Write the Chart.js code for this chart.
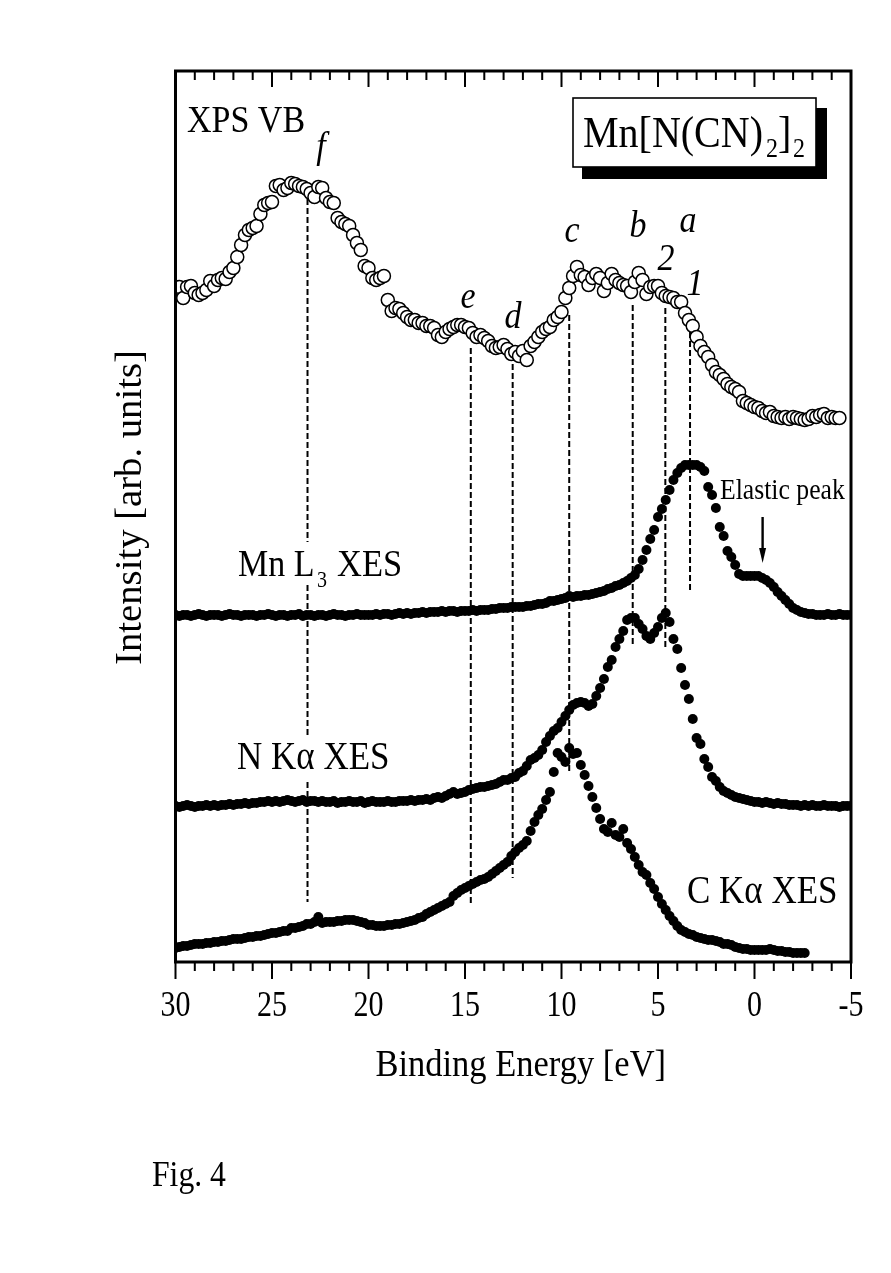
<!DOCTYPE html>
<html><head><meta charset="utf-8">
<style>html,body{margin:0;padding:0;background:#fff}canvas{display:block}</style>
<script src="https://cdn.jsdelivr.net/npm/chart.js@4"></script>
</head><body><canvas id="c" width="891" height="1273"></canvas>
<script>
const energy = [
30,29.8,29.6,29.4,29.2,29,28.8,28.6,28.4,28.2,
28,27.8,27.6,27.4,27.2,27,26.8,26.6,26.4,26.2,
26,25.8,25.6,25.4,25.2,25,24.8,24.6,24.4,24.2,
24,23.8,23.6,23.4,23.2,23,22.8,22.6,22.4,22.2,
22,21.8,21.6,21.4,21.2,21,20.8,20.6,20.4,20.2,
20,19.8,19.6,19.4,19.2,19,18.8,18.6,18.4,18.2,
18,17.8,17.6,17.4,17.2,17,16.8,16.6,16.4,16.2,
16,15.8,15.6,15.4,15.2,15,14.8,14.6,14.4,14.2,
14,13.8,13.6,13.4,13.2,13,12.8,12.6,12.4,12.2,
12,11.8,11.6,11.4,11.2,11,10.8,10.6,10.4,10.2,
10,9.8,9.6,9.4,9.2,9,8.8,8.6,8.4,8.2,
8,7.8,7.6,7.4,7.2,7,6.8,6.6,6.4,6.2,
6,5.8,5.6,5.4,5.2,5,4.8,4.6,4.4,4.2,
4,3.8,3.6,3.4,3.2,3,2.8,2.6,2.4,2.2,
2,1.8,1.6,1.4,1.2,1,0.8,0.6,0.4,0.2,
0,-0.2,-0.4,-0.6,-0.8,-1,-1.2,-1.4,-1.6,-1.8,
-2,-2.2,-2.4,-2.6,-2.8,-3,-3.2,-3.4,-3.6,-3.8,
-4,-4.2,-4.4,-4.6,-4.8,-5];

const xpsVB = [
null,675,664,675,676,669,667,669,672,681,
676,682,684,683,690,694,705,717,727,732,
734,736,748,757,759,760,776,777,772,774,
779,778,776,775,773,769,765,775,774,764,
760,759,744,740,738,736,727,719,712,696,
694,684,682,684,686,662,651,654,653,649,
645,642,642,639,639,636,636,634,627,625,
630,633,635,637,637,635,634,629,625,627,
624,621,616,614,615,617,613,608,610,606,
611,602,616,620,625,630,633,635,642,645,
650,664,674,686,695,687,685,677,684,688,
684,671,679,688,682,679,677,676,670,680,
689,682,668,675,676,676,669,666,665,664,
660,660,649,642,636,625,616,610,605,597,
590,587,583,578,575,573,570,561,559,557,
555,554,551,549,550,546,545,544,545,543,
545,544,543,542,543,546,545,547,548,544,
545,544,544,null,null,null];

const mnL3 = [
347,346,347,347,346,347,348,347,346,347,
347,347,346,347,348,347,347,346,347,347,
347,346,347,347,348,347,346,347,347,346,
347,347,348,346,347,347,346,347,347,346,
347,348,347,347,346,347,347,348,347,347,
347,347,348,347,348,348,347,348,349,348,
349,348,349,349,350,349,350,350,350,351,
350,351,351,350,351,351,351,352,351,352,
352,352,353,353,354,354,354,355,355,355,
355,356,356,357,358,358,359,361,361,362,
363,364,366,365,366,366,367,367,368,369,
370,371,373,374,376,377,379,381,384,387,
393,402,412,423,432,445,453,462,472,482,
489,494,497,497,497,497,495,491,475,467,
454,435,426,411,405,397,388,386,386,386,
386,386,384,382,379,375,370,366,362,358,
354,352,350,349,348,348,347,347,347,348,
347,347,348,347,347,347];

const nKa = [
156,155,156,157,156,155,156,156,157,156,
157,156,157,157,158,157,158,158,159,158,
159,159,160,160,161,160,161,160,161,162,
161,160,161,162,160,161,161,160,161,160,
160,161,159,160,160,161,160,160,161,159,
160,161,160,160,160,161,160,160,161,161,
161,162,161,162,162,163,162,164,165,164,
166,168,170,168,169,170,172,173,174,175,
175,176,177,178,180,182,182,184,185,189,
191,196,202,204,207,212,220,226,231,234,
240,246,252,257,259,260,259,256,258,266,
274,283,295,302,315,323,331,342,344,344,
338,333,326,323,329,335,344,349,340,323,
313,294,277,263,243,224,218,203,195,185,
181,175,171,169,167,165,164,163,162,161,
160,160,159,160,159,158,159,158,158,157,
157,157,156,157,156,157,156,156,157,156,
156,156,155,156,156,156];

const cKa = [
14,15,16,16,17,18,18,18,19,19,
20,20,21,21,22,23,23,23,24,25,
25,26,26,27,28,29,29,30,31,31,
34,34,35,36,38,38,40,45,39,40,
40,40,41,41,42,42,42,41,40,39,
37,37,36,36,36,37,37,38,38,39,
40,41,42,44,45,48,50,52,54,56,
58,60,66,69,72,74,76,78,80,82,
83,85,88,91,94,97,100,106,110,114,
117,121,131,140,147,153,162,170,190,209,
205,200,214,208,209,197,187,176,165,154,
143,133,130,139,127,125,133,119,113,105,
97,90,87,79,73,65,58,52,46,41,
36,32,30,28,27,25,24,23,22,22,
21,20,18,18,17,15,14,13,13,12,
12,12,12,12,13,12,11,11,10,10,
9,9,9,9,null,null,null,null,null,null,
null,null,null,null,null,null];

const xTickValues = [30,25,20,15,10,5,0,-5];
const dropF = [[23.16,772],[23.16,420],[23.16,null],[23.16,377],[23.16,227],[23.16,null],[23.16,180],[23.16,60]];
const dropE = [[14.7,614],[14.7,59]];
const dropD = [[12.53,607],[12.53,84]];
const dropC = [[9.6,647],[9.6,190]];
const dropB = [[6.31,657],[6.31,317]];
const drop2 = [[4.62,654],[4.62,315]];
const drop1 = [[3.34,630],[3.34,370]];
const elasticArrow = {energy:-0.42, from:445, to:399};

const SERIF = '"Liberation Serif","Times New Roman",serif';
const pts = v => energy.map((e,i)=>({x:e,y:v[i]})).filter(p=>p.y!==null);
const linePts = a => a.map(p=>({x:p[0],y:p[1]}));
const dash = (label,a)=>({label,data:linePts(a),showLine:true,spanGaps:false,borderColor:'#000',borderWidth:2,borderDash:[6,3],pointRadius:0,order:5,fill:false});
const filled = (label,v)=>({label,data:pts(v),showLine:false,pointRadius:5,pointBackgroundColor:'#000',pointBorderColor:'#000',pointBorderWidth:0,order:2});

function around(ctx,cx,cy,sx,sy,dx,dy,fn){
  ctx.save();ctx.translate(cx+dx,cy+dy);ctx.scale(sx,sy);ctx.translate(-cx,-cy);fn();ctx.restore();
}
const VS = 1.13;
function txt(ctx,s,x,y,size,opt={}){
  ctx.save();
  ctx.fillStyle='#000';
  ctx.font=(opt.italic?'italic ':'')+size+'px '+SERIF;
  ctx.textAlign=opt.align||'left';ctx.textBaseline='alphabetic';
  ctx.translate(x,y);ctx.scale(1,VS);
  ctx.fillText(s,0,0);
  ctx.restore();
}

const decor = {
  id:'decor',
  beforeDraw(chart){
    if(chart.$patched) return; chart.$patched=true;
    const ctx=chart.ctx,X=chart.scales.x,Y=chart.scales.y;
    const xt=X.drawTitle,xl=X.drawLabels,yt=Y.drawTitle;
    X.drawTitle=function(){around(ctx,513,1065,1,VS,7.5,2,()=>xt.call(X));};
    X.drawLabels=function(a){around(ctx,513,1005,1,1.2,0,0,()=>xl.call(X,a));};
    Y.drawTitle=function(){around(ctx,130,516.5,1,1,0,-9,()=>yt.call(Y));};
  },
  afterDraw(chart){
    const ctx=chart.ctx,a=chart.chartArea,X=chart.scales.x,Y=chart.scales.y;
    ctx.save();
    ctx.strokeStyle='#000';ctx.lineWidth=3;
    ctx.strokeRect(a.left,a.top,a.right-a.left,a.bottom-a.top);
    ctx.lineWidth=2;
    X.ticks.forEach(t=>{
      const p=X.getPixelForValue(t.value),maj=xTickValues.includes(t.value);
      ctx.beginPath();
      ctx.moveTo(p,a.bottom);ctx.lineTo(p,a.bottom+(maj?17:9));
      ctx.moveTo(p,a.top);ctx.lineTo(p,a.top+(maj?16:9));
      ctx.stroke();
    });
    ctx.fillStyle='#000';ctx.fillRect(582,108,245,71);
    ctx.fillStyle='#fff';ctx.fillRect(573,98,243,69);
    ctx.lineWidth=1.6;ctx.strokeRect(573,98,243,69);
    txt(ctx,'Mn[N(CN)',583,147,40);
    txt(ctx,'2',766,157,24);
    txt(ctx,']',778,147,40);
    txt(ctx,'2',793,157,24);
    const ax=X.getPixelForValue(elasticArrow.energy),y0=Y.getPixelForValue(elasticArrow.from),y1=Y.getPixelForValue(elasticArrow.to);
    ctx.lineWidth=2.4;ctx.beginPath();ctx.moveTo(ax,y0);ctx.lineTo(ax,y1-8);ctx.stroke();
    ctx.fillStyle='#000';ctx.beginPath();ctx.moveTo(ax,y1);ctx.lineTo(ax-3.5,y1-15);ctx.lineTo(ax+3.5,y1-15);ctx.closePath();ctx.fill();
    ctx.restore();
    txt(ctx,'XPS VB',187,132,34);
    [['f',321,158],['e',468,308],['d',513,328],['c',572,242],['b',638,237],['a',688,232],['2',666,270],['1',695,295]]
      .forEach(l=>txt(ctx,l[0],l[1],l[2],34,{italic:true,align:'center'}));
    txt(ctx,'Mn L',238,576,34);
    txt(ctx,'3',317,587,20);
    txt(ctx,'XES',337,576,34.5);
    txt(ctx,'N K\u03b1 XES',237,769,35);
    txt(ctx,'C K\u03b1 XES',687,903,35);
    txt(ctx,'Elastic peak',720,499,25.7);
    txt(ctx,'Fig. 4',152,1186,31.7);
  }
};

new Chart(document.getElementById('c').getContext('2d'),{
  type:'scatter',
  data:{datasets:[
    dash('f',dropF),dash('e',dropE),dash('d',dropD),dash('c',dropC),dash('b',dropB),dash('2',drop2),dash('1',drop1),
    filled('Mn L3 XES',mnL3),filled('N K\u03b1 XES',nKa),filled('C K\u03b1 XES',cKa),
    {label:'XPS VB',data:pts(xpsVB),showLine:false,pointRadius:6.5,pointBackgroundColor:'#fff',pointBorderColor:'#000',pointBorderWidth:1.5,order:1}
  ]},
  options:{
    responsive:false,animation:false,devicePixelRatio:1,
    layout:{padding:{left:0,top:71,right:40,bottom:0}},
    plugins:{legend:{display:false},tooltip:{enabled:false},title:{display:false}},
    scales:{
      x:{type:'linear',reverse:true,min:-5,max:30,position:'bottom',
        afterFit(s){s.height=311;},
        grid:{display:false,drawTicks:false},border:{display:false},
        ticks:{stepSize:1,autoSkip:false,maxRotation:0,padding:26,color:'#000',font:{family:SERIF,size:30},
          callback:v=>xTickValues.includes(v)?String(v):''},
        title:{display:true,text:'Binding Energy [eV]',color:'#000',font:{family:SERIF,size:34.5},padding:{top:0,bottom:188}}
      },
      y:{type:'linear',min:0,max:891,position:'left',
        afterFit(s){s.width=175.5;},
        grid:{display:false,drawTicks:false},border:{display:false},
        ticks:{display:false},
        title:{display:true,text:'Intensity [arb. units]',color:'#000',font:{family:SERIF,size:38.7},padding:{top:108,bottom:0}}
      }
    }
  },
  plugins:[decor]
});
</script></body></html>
◇ ◇ ◇ ◇ ◇ ◇ ◇
▶ Stated exercise: Repeat the lines exactly as they stand, from the opening line of the data through the line with "-4,-4.2,-4.4,-4.6,-4.8,-5];". Pictures stay out of the copy.

▶ Output below:
Write the Chart.js code for this chart.
<!DOCTYPE html>
<html><head><meta charset="utf-8">
<style>html,body{margin:0;padding:0;background:#fff}canvas{display:block}</style>
<script src="https://cdn.jsdelivr.net/npm/chart.js@4"></script>
</head><body><canvas id="c" width="891" height="1273"></canvas>
<script>
const energy = [
30,29.8,29.6,29.4,29.2,29,28.8,28.6,28.4,28.2,
28,27.8,27.6,27.4,27.2,27,26.8,26.6,26.4,26.2,
26,25.8,25.6,25.4,25.2,25,24.8,24.6,24.4,24.2,
24,23.8,23.6,23.4,23.2,23,22.8,22.6,22.4,22.2,
22,21.8,21.6,21.4,21.2,21,20.8,20.6,20.4,20.2,
20,19.8,19.6,19.4,19.2,19,18.8,18.6,18.4,18.2,
18,17.8,17.6,17.4,17.2,17,16.8,16.6,16.4,16.2,
16,15.8,15.6,15.4,15.2,15,14.8,14.6,14.4,14.2,
14,13.8,13.6,13.4,13.2,13,12.8,12.6,12.4,12.2,
12,11.8,11.6,11.4,11.2,11,10.8,10.6,10.4,10.2,
10,9.8,9.6,9.4,9.2,9,8.8,8.6,8.4,8.2,
8,7.8,7.6,7.4,7.2,7,6.8,6.6,6.4,6.2,
6,5.8,5.6,5.4,5.2,5,4.8,4.6,4.4,4.2,
4,3.8,3.6,3.4,3.2,3,2.8,2.6,2.4,2.2,
2,1.8,1.6,1.4,1.2,1,0.8,0.6,0.4,0.2,
0,-0.2,-0.4,-0.6,-0.8,-1,-1.2,-1.4,-1.6,-1.8,
-2,-2.2,-2.4,-2.6,-2.8,-3,-3.2,-3.4,-3.6,-3.8,
-4,-4.2,-4.4,-4.6,-4.8,-5];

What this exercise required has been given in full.